Siempre he pensado que la psicología era esa gran promesa, la panacea del siglo XXI, el chaleco salvavidas en un mar de crisis existenciales. Spoiler: no lo fue. Y no porque no haya puesto de mi parte, ojo. Me leí los libros, hice los ejercicios, respiré profundamente y hasta mantuve un diario emocional que parecía escrito por un adolescente en plena revolución hormonal. Pero aquí estamos, soledad intacta, corazón con más grietas que una carretera secundaria y la cuenta bancaria más ligera que mis expectativas en terapia.
Cuando empecé este viaje, me dijeron que todo era cuestión de "gestionar mis emociones". Como si el vacío existencial se organizara en archivadores y un simple "déjalo fluir" fuera suficiente para que el nudo en la garganta desapareciera. Me dieron frases motivacionales, técnicas de respiración y, cómo no, la estrella de la función: la validación emocional. "Es normal sentirse así", me decían. Ah, perfecto, entonces ya está. Estoy en mi derecho de sentirme como un figurante de película triste, ¿pero alguien me dice cómo se soluciona?
Probé con varios psicólogos, cada uno con su estilo. Uno me hablaba de la importancia del "autoconocimiento", otro me vendía el mindfulness como si fuera el Santo Grial, y otro insistía en que todo se resolvía con "reencuadrar mis pensamientos". A todos les di una oportunidad, pero al final sentía que me daban herramientas genéricas para problemas que no se arreglan con teoría.
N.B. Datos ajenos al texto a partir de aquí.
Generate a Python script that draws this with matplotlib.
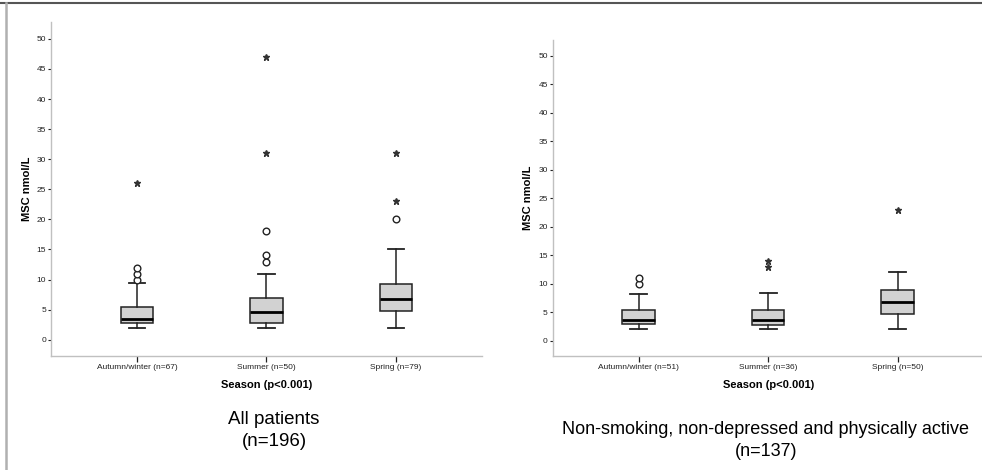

También me hablaron de la importancia de "salir y conocer gente". Que si eventos sociales, que si apps para hacer amigos, que si entablar conversación con desconocidos en la cola del supermercado como si la vida fuera una comedia romántica. Lo intenté, de verdad. Me metí en grupos de actividades, fui a quedadas de gente "afín" (mentira, no lo eran) y hasta intenté que la conversación con el camarero del bar durara más de dos frases. ¿Resultado? Conversaciones forzadas, contactos efímeros y una sensación aún mayor de que, al final, la conexión genuina no se consigue con una pauta de manual. Ah, y muchísimo ghosting, porque al parecer, hoy en día la gente desaparece más rápido que mis ganas de seguir intentándolo.
Y es que la soledad no deseada es la epidemia silenciosa de nuestro tiempo. Nos venden la independencia emocional como si fuera un superpoder, pero en realidad nos estamos acostumbrando a vivir en burbujas de individualismo donde el vínculo humano se ha vuelto un lujo. No es solo un problema personal, es social. La gente ya no sabe cuidar afectos, mantener lazos o, peor aún, asumir la responsabilidad afectiva que conlleva conectar con alguien. Nos hemos vuelto maestros en los mensajes sin responder, en los “ya quedaremos” que nunca llegan y en los afectos con fecha de caducidad.
No digo que la psicología no sirva, que nadie se me ofenda. Seguro que hay gente a la que le ha cambiado la vida, que ha salido de terapia convertida en una versión iluminada de sí misma. Pero para mí, gestionar la soledad con herramientas psicológicas fue como intentar reparar una tubería rota con tiritas. Al final, la fuga sigue ahí y tú acabas empapado.
Así que aquí estoy, sin un manual de instrucciones efectivo, pero con la certeza de que la soledad no se "gestiona", se sobrevive. Y a veces, la mejor terapia es un café con alguien que te escuche sin cobrarte por hora.